The problem is partly that sesshin itself is a kind of death.  You’re giving up all the things that make you you, your work, family, friends, daily activities, your identity in the world.  I always go to the Y on the Friday afternoon before sesshin begins, and I sometimes stand in the shower room blinking back tears, thinking about how much I’m going to miss the place.  I won’t feel all sentimental about it when I go in today.  I’ll probably feel slightly sick of the same old people, and the mildewy smell.

But when you’re sitting on sesshin doing nothing, you can’t help seeing that the breath is rather precarious, such a small mild thing.  We only have so many breaths in a lifetime (we have no idea how many, of course), and every breath you take is another one down the tubes.  And another one, and another one.  You’ll never get those breaths back.  The Grim Reaper is sitting at the end of your allotment.  He doesn’t look bored.

This year I didn’t experience much fear until the last afternoon, but when it did come it was overwhelming.  I stood there in walking meditation shaking like I was freezing to death.  By a weird coincidence I was called in to see the teacher at exactly that moment.  The same thing happened in my first sesshin, 22 years ago.  So I went in and confronted her with this fact: I’ve been doing sesshin for 22 years, and here I am having the worst panic attack ever.  How can this be?

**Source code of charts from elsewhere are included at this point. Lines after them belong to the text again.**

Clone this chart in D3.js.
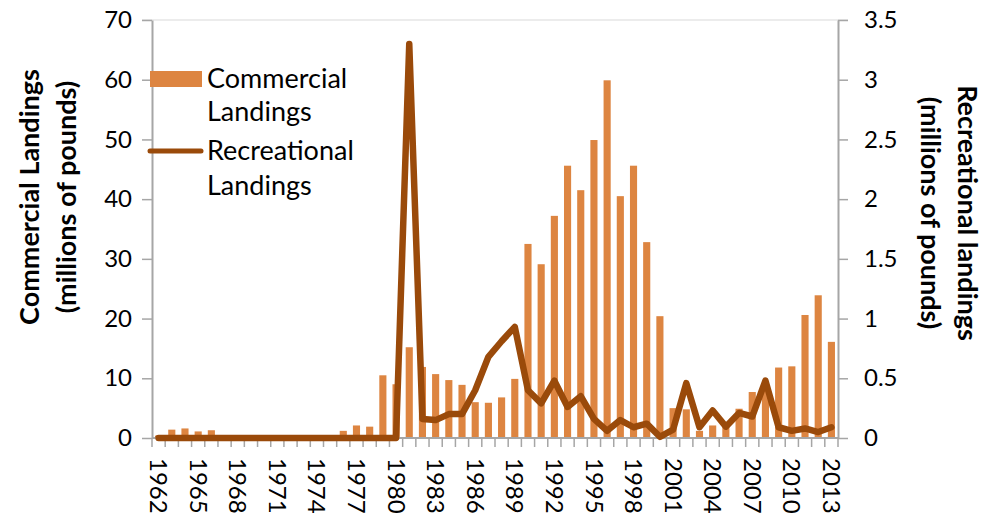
<!DOCTYPE html>
<html>
<head>
<meta charset="utf-8">
<script src="https://cdn.jsdelivr.net/npm/d3@7"></script>
<style>
  body { margin: 0; background: #fff; }
  svg { font-family: Lato, 'Open Sans', sans-serif; }
</style>
</head>
<body>
<div id="chart"></div>
<script>
const years = d3.range(1962, 2014);
const commercial = [
  0.4, 1.4, 1.6, 1.1, 1.3, 0.5, 0, 0, 0, 0,
  0, 0, 0, 0, 1.2, 2.1, 1.9, 10.5, 9.0, 15.2,
  11.9, 10.7, 9.7, 8.9, 6.0, 5.9, 6.8, 9.9, 32.5, 29.1,
  37.2, 45.6, 41.5, 49.9, 59.9, 40.5, 45.6, 32.8, 20.4, 5.0,
  4.8, 1.2, 2.1, 1.9, 4.9, 7.7, 8.0, 11.8, 12.0, 20.6,
  23.9, 16.1
];
const recreational = [
  0, 0, 0, 0, 0, 0, 0, 0, 0, 0,
  0, 0, 0, 0, 0, 0, 0, 0, 0, 3.3,
  0.16, 0.15, 0.2, 0.2, 0.4, 0.68, 0.81, 0.93, 0.4, 0.29,
  0.48, 0.26, 0.35, 0.16, 0.06, 0.15, 0.09, 0.12, 0.01, 0.07,
  0.46, 0.09, 0.23, 0.095, 0.21, 0.18, 0.48, 0.09, 0.06, 0.08,
  0.05, 0.09
];
const leftTicks = [0, 10, 20, 30, 40, 50, 60, 70];
const rightTicks = [0, 0.5, 1, 1.5, 2, 2.5, 3, 3.5];
const labelYears = years.filter((y, i) => i % 3 === 0);

const width = 996, height = 518;
const margin = { top: 20, right: 158, bottom: 80, left: 152 };
const barColor = '#dd8541', lineColor = '#9a4a0a', axisColor = '#a6a6a6';

const svg = d3.select('#chart').append('svg')
  .attr('width', width)
  .attr('height', height);

const x = d3.scaleBand()
  .domain(years)
  .range([margin.left, width - margin.right])
  .paddingInner(0.46)
  .paddingOuter(0.23);

const yL = d3.scaleLinear().domain([0, 70]).range([height - margin.bottom, margin.top]);
const yR = d3.scaleLinear().domain([0, 3.5]).range([height - margin.bottom, margin.top]);

// top border line
svg.append('line')
  .attr('x1', margin.left - 10).attr('x2', width - margin.right + 10)
  .attr('y1', yL(70)).attr('y2', yL(70))
  .attr('stroke', '#d9d9d9').attr('stroke-width', 1);

// bars
svg.append('g')
  .selectAll('rect')
  .data(commercial)
  .enter()
  .append('rect')
  .attr('x', (d, i) => x(years[i]))
  .attr('width', x.bandwidth())
  .attr('y', d => yL(d))
  .attr('height', d => yL(0) - yL(d))
  .attr('fill', barColor);

// left axis
const leftAxis = svg.append('g')
  .attr('transform', `translate(${margin.left},0)`)
  .call(d3.axisLeft(yL).tickValues(leftTicks).tickSize(10).tickPadding(10).tickSizeOuter(0));

// right axis
const rightAxis = svg.append('g')
  .attr('transform', `translate(${width - margin.right},0)`)
  .call(d3.axisRight(yR).tickValues(rightTicks).tickSize(10).tickPadding(16).tickSizeOuter(0)
    .tickFormat(d3.format('')));

// x axis: ticks at band edges
const step = x.step();
const x0 = margin.left;
const xAxis = svg.append('g');
xAxis.append('line')
  .attr('x1', margin.left).attr('x2', width - margin.right)
  .attr('y1', yL(0)).attr('y2', yL(0))
  .attr('stroke', axisColor).attr('stroke-width', 2);
xAxis.selectAll('line.tick')
  .data(years.concat([2014]))
  .enter()
  .append('line')
  .attr('class', 'tick')
  .attr('x1', (d, i) => x0 + i * step).attr('x2', (d, i) => x0 + i * step)
  .attr('y1', yL(0)).attr('y2', yL(0) + 9)
  .attr('stroke', axisColor).attr('stroke-width', 1.5);
xAxis.selectAll('text')
  .data(labelYears)
  .enter()
  .append('text')
  .attr('transform', d => `translate(${x(d) + x.bandwidth() / 2},${yL(0) + 20}) rotate(90)`)
  .attr('dy', '0.35em')
  .attr('font-size', 24)
  .text(d => d);

[leftAxis, rightAxis].forEach(g => {
  g.select('.domain').attr('stroke', axisColor).attr('stroke-width', 2);
  g.selectAll('.tick line').attr('stroke', axisColor).attr('stroke-width', 1.5);
  g.selectAll('.tick text').attr('font-size', 24).attr('fill', '#000')
    .attr('font-family', 'Lato, sans-serif');
});

// recreational line
const line = d3.line()
  .x((d, i) => x(years[i]) + x.bandwidth() / 2)
  .y(d => yR(d));
svg.append('path')
  .datum(recreational)
  .attr('d', line)
  .attr('fill', 'none')
  .attr('stroke', lineColor)
  .attr('stroke-width', 6.5)
  .attr('stroke-linejoin', 'round')
  .attr('stroke-linecap', 'round');

// axis titles
svg.append('text')
  .attr('transform', 'translate(30,197) rotate(-90)')
  .attr('text-anchor', 'middle')
  .attr('font-weight', 'bold')
  .attr('font-size', 27)
  .selectAll('tspan')
  .data(['Commercial Landings', '(millions of pounds)'])
  .enter()
  .append('tspan')
  .attr('x', 0)
  .attr('dy', (d, i) => i === 0 ? '0.35em' : '1.37em')
  .text(d => d);

svg.append('text')
  .attr('transform', 'translate(967,213) rotate(90)')
  .attr('text-anchor', 'middle')
  .attr('font-weight', 'bold')
  .attr('font-size', 27)
  .selectAll('tspan')
  .data(['Recreational landings', '(millions of pounds)'])
  .enter()
  .append('tspan')
  .attr('x', 0)
  .attr('dy', (d, i) => i === 0 ? '0.35em' : '1.37em')
  .text(d => d);

// legend
const legend = svg.append('g');
legend.append('rect')
  .attr('x', 150).attr('y', 71).attr('width', 52).attr('height', 16)
  .attr('fill', barColor);
legend.append('line')
  .attr('x1', 150).attr('x2', 201).attr('y1', 151).attr('y2', 151)
  .attr('stroke', lineColor).attr('stroke-width', 5).attr('stroke-linecap', 'round');
const legendText = [
  { t: 'Commercial', y: 79 },
  { t: 'Landings', y: 112 },
  { t: 'Recreational', y: 151 },
  { t: 'Landings', y: 186 }
];
legend.selectAll('text')
  .data(legendText)
  .enter()
  .append('text')
  .attr('x', 207).attr('y', d => d.y)
  .attr('dy', '0.35em')
  .attr('font-size', 27)
  .text(d => d.t);
</script>
</body>
</html>
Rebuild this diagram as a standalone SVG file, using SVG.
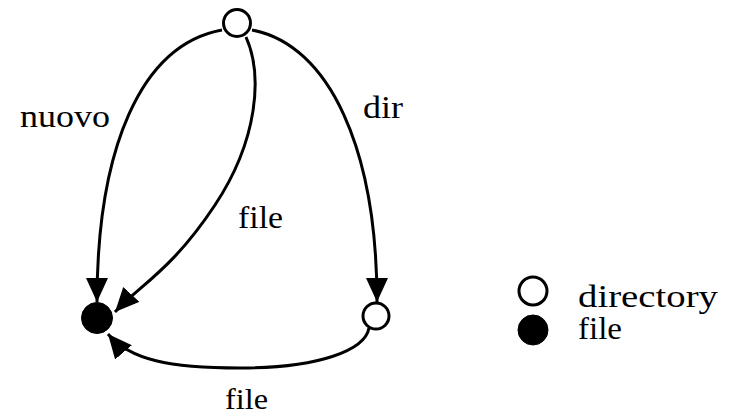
<svg xmlns="http://www.w3.org/2000/svg" width="733" height="416" viewBox="0 0 733 416">
<style>
.e{fill:none;stroke:#000;stroke-width:3;marker-end:url(#ah)}
.dir{fill:#fff;stroke:#000;stroke-width:3}
.file{fill:#000;stroke:#000;stroke-width:1}
text{font-family:"Liberation Serif","Times New Roman",serif;font-size:31px;fill:#000}
</style>
<defs>
<marker id="ah" markerUnits="userSpaceOnUse" markerWidth="26" markerHeight="24" refX="24" refY="11" orient="auto" viewBox="0 0 26 24">
<path d="M0,0 L24,11 L0,22 Z" fill="#000"/>
</marker>
</defs>
<rect width="733" height="416" fill="#fff"/>
<g id="connectors">
<path class="e" d="M222,30 C140,45 97,150 97,302"/>
<path class="e" d="M252,30 C330,45 377,150 377,302"/>
<path class="e" d="M246,37 C263,75 258,140 215,205 S140,285 115,312"/>
<path class="e" d="M369,328 C365,350 320,368 240,368 C170,368 130,360 108,334"/>
<text x="20" y="127" textLength="90" lengthAdjust="spacingAndGlyphs">nuovo</text>
<text x="363" y="118" textLength="40" lengthAdjust="spacingAndGlyphs">dir</text>
<text x="238" y="228" textLength="45" lengthAdjust="spacingAndGlyphs">file</text>
<text x="225" y="409" style="font-size:29px" textLength="43" lengthAdjust="spacingAndGlyphs">file</text>
</g>
<g id="n_top"><circle class="dir" cx="237" cy="23" r="13.5"/></g>
<g id="n_file"><circle class="file" cx="97" cy="318" r="15.5"/></g>
<g id="n_dir"><circle class="dir" cx="376" cy="316" r="13"/></g>
<g id="legend">
<circle class="dir" cx="533" cy="291" r="14"/>
<circle class="file" cx="533" cy="330" r="15"/>
<text x="578" y="307" textLength="140" lengthAdjust="spacingAndGlyphs">directory</text>
<text x="578" y="339" textLength="44" lengthAdjust="spacingAndGlyphs">file</text>
</g>
</svg>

There’s no how.  That’s the way it is.  You get proud of your ability to handle sesshin and receive a little reminder of who’s in charge.  It ain’t you.

“What did you get out of this one?” my wife said as we took a walk on Saturday afternoon, the day after sesshin ended.  The correct Zen answer, of course, is Nothing, but that’s not the right answer to give your wife, so I took a deep breath and looked back on the experience.  I got an absolute conviction (once again) that the only point of meditation is to come into your body, that all the techniques of meditation, all the spiels that try to sell this brand of meditation or that one are a load of crap.  The point of meditation is to bring together body and mind, and that will happen if you sit there.  I came to see that really everything that came spewing out of my mind—the chatter, the obsessively repeating songs, visions of gnome-like people, the fantasies—all of that is fear, the whole thing is fear: it’s the mind not wanting to see the present moment, which is eternity in all its magnificence.  It’s waiting for us in the midst of the distractions.  People who are searching for eternal life are staring right at it.  Yet it’s no use fighting the distractions.  If they’re in there—as Larry Rosenberg once said to me—it’s good that they’re coming out.  It’s not what I want to happen.  It’s driving me crazy.  But it’s necessary, and I’ve got to let it be.

And the thing I’m calling the body, as my wife pointed out on our walk, the thing I’m bringing myself down into, is not just this body.  The weird thing about going into yourself that way, for days at a time, is that you find that what you’re calling your body—you could just as easily call it your mind—is vast, far vaster than you ever had any idea, it’s infinite.  There’s an infinity inside you as well as outside, and they’re finally the same infinity, all one thing.  To know that I could have read what my teacher wrote on my Rakusu when I took the precepts fifteen years ago, the quotation she chose from Dogen for me to see.  “To study the way with the body . . . is the study of the way using this lump of red flesh.  Everything coming forth from the study of the way is the true human body.”

Your teacher writes that on your Rakusu, and fifteen years later it makes sense.